Purchasers are often concerned about home prices…is it the right time to buy….will the value go down, will it not gain as much as they had hoped…what about resale…etc.
Understandably, people do not want to throw money away or invest it unwisely, especially after what our economy has seen; however, a primary residence shouldn’t be considered only for it’s investment potential because often what you would consider a great “investment property” isn’t necessarily where you want to live or doesn’t necessarily meet all of your needs. With those two interests competing, you will have a very difficult time selecting a home.
If you wanna buy a house strictly as an investment, your considerations are much different and much less emotional, it is about the bottom line. If you want to purchase a home to live in, make memories in and it be in a place where you want to be, your considerations will naturally be different.

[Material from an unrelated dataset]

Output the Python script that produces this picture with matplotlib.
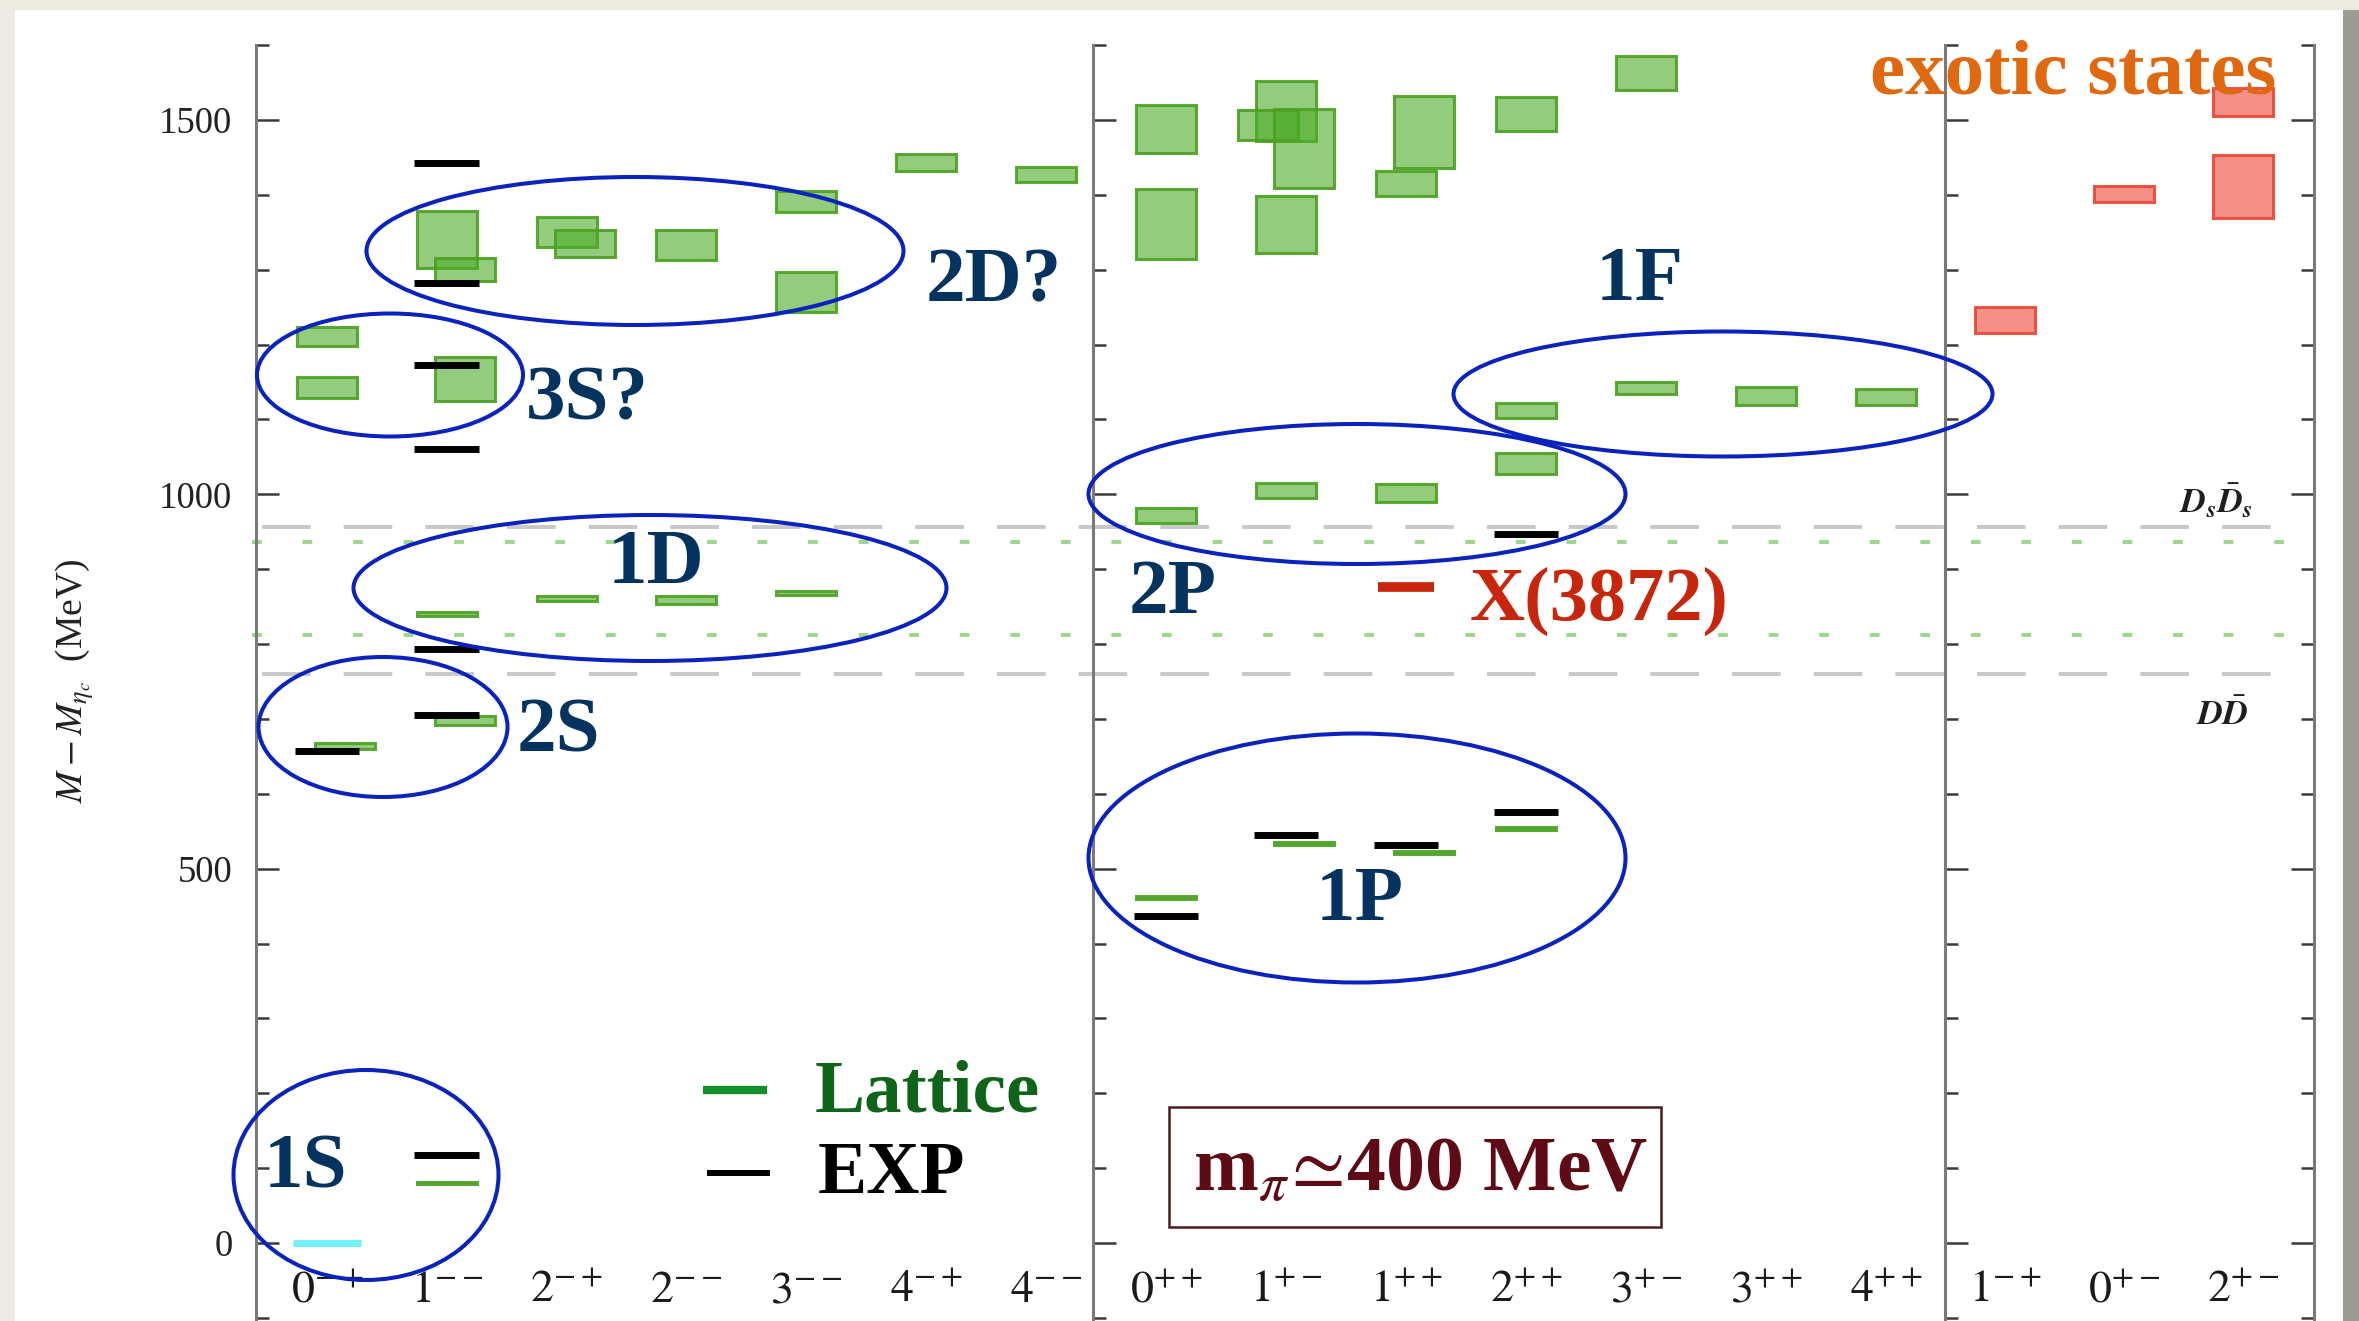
import matplotlib
matplotlib.use('Agg')
import matplotlib.pyplot as plt
import numpy as np
from matplotlib.patches import Ellipse, Rectangle
from matplotlib.lines import Line2D
from matplotlib.ticker import MultipleLocator
from matplotlib.transforms import blended_transform_factory

plt.rcParams['font.family'] = ['Liberation Serif', 'DejaVu Serif']
plt.rcParams['mathtext.fontset'] = 'stix'

# J^PC channels of the three panels
cats_1 = ['0^{-+}', '1^{--}', '2^{-+}', '2^{--}', '3^{--}', '4^{-+}', '4^{--}']
cats_2 = ['0^{++}', '1^{+-}', '1^{++}', '2^{++}', '3^{+-}', '3^{++}', '4^{++}']
cats_3 = ['1^{-+}', '0^{+-}', '2^{+-}']

# experimental levels, M - M_etac (MeV)
exp1_cat = [1, 0, 1, 1, 1, 1, 1, 1]
exp1_val = [117, 657, 705, 793, 1061, 1173, 1282, 1442]
exp2_cat = [0, 1, 2, 3, 3]
exp2_val = [437, 545, 531, 576, 947]

# lattice levels: channel, central value, half band (MeV)
lat1_cat = [1, 0, 1, 1, 2, 3, 4, 0, 0, 1, 1, 1, 2, 2, 3, 4, 4, 5, 6]
lat1_val = [80, 664, 698, 840, 861, 859, 868, 1143, 1211, 1154, 1340, 1300,
            1350, 1335, 1333, 1391, 1270, 1443, 1427]
lat1_err = [1.5, 4, 6, 2.5, 3, 5, 3, 14, 13, 29, 38, 15, 20, 18, 20, 14, 27, 11, 10]
lat1_nudge = [0, .15, .15, 0, 0, 0, 0, 0, 0, .15, 0, .15, 0, .15, 0, 0, 0, 0, 0]

lat2_cat = [0, 1, 2, 3, 0, 1, 2, 3, 3, 4, 5, 6, 0, 0, 1, 1, 1, 1, 2, 2, 3, 4]
lat2_val = [462, 534, 522, 553, 972, 1005, 1002, 1041, 1112, 1142, 1131, 1130,
            1488, 1361, 1512, 1493, 1462, 1360, 1484, 1415, 1508, 1563]
lat2_err = [2, 2, 2, 2, 10, 10, 12, 14, 10, 8, 12, 11, 32, 47, 40, 20, 53, 38,
            48, 17, 23, 23]
lat2_nudge = [0, .15, .15, 0, 0, 0, 0, 0, 0, 0, 0, 0, 0, 0, 0, -.15, .15, 0,
              .15, 0, 0, 0]

lat3_cat = [0, 1, 2, 2]
lat3_val = [1233, 1401, 1524, 1411]
lat3_err = [17, 11, 19, 42]

etac_val = 0
x3872_cat, x3872_val = 2, 876

# open-charm thresholds: physical (grey) and lattice (green)
thr_phys = [956, 760]
thr_latt = [936, 812]

W, H = 2359, 1321
fig = plt.figure(figsize=(W / 100, H / 100), dpi=100, facecolor='#ECEBE1')


def fx(x):
    return x / W


def fy(y):
    return 1 - y / H


fig.add_artist(Rectangle((fx(15), 0), (2343 - 15) / W, 1 - 10 / H,
                         transform=fig.transFigure, fc='white', ec='none', zorder=0))
fig.add_artist(Rectangle((fx(2343), 0), 16 / W, 1 - 10 / H,
                         transform=fig.transFigure, fc='#9C9C95', ec='none', zorder=0))

ylo, yhi = -104.2, 1600
top = 1 - 45.1 / H
ax1 = fig.add_axes([fx(256), 0, 837 / W, top])
ax2 = fig.add_axes([fx(1093), 0, 852 / W, top])
ax3 = fig.add_axes([fx(1945), 0, 369 / W, top])
axes = [ax1, ax2, ax3]
xlims = [(-0.593, 6.394), (-0.608, 6.492), (-0.504, 2.597)]

for ax, xl, cats in zip(axes, xlims, [cats_1, cats_2, cats_3]):
    ax.set_zorder(1)
    ax.set_xlim(xl)
    ax.set_ylim(ylo, yhi)
    ax.patch.set_visible(False)
    for s in ['top', 'bottom', 'right']:
        ax.spines[s].set_visible(False)
    ax.spines['left'].set_color('#7a7a7a')
    ax.spines['left'].set_linewidth(2.2)
    ax.set_xticks([])
    ax.yaxis.set_major_locator(MultipleLocator(500))
    ax.yaxis.set_minor_locator(MultipleLocator(100))
    ax.tick_params(axis='y', which='both', direction='in', color='#3a3a3a', width=1.8)
    ax.tick_params(axis='y', which='major', length=16.5)
    ax.tick_params(axis='y', which='minor', length=9.4)
    for i, lab in enumerate(cats):
        ax.text(i, -79, '$' + lab + '$', ha='center', va='baseline',
                fontsize=33, color='#1a1a1a')

ax1.tick_params(axis='y', labelsize=26.5, pad=17, labelcolor='#222222')
ax2.tick_params(axis='y', labelleft=False)
ax3.tick_params(axis='y', labelleft=False, right=True, which='both')
ax3.spines['right'].set_visible(True)
ax3.spines['right'].set_color('#7a7a7a')
ax3.spines['right'].set_linewidth(2.2)

green_face = (0.30, 0.67, 0.16, 0.6)
green_edge = (0.29, 0.63, 0.12, 0.9)
red_face = (0.93, 0.28, 0.22, 0.6)
red_edge = (0.91, 0.27, 0.20, 0.9)


def lattice(ax, cat, val, err, nudge, fc, ec):
    x = np.array(cat) + np.array(nudge)
    v = np.array(val, float)
    e = np.array(err, float)
    ax.bar(x, 2 * e, bottom=v - e, width=0.5, facecolor=fc, edgecolor=ec,
           linewidth=2.2, zorder=3)


def experiment(ax, cat, val, color='black', lw=5, half=0.27):
    x = np.array(cat, float)
    lc = ax.hlines(val, x - half, x + half, colors=color, linewidth=lw, zorder=4)
    lc.set_capstyle('butt')


lattice(ax1, lat1_cat, lat1_val, lat1_err, lat1_nudge, green_face, green_edge)
lattice(ax2, lat2_cat, lat2_val, lat2_err, lat2_nudge, green_face, green_edge)
lattice(ax3, lat3_cat, lat3_val, lat3_err, [0] * len(lat3_cat), red_face, red_edge)
experiment(ax1, exp1_cat, exp1_val)
experiment(ax2, exp2_cat, exp2_val)
experiment(ax1, [0], [etac_val], color='#72F2F8', lw=5, half=0.28)
experiment(ax2, [x3872_cat], [x3872_val], color='#C8260C', lw=7, half=0.23)

# thresholds run across all three panels
tr = blended_transform_factory(fig.transFigure, ax1.transData)
for v in thr_phys:
    fig.add_artist(Line2D([fx(262), fx(2296)], [v, v], transform=tr, color='#C8C8C8',
                          lw=2.8, ls=(0, (12.5, 8.5)), zorder=0.5))
for v in thr_latt:
    fig.add_artist(Line2D([fx(252), fx(2296)], [v, v], transform=tr, color='#9CD68C',
                          lw=2.8, ls=(0, (2.5, 10.5)), zorder=0.5))

# multiplet ellipses (pixel centre, width, height)
rings = [(366, 1175, 265, 210), (383, 727, 249, 140), (650, 588, 593, 146),
         (390, 375, 266, 123), (635, 251, 537, 148), (1357, 494, 537, 140),
         (1357, 858, 537, 249), (1723, 394, 539, 125)]
for cx, cy, w, h in rings:
    fig.add_artist(Ellipse((fx(cx), fy(cy)), w / W, h / H, transform=fig.transFigure,
                           fill=False, ec='#0A23BE', lw=2.9, zorder=4))

navy = '#03335E'
tags = [('1S', 264, 1187), ('2S', 517, 752), ('3S?', 526, 420), ('1D', 608, 583),
        ('2D?', 926, 302), ('2P', 1129, 613), ('1P', 1316, 920), ('1F', 1596, 300)]
for t, x, y in tags:
    fig.text(fx(x), fy(y), t, fontsize=57, fontweight='bold', color=navy,
             va='baseline', zorder=5)

fig.text(fx(1470), fy(620), 'X(3872)', fontsize=55, fontweight='bold',
         color='#C8260C', va='baseline', zorder=5)
fig.text(fx(1870), fy(93), 'exotic states', fontsize=57, fontweight='bold',
         color='#E0680F', va='baseline', zorder=5)

# legend
fig.add_artist(Line2D([fx(703), fx(767)], [fy(1090)] * 2, color='#12902A', lw=6,
                      solid_capstyle='butt', zorder=5))
fig.add_artist(Line2D([fx(707), fx(770)], [fy(1173)] * 2, color='black', lw=4.3,
                      solid_capstyle='butt', zorder=5))
fig.text(fx(815), fy(1111), 'Lattice', fontsize=54, fontweight='bold',
         color='#0E6418', va='baseline', zorder=5)
fig.text(fx(818), fy(1193), 'EXP', fontsize=53, fontweight='bold',
         color='black', va='baseline', zorder=5)

fig.add_artist(Rectangle((fx(1169), fy(1227)), (1661 - 1169) / W, (1227 - 1107) / H,
                         transform=fig.transFigure, fill=False, ec='#4B1D1D',
                         lw=1.8, zorder=5))
fig.text(fx(1193), fy(1190), r'm$_\pi\!\simeq\!$400 MeV', fontsize=56,
         fontweight='bold', color='#5E0B16', va='baseline', zorder=5)

fig.text(fx(2179), fy(513), r'$\mathbfit{D}_{\mathbfit{s}}\bar{\mathbfit{D}}_{\mathbfit{s}}$',
         fontsize=25, color='#1e1e1e', va='baseline', zorder=5)
fig.text(fx(2196), fy(725), r'$\mathbfit{D}\bar{\mathbfit{D}}$', fontsize=25,
         color='#1e1e1e', va='baseline', zorder=5)

fig.text(fx(75), fy(681), r'$M-M_{\eta_c}$  (MeV)', rotation=90, ha='center',
         va='center', fontsize=27, color='#222222')

fig.savefig('out.png', dpi=100, facecolor=fig.get_facecolor())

While it is often the largest purchase most individuals will ever make, and it is no doubt a great investment to purchase real estate; it is a LONG TERM investment…that if kept long enough has historically yielded a return much larger than any other type of investment. If you are buying a home only because you expect a certain percentage increase over a short amount of time, you may be disappointed. It is an average percentage over periods of time that we look at…which means that some years will be less and some years will be more…some years will be flat. Overall though, real estate appreciates…there will always be demand for it, because the population grows and we have a finite amount of land.
The key to being comfortable with your investment is to consider the intangibles…growing your family there, making it a home, making lasting memories and friendships, pride of ownership as well as the tangibles, paying in to something that will help you build long term wealth through long term equity build up and appreciation, provide tax advantages, provide a consistent monthly payment (as opposed to rent which steadily increases yet provides no payoff). What other investment can you actually enjoy while you are investing money in it? You get something out of it while you are putting money in! At the end of the day…if it isn’t an “investment property” you are purchasing, it is a home that also happens to be an investment in your future.
This is not to say that you should make frivolous decisions, pay way over market value or ignore serious defects, consistent declines in a particular area or problems that could affect selling in the future, I just mean that it is a home first and an investment second.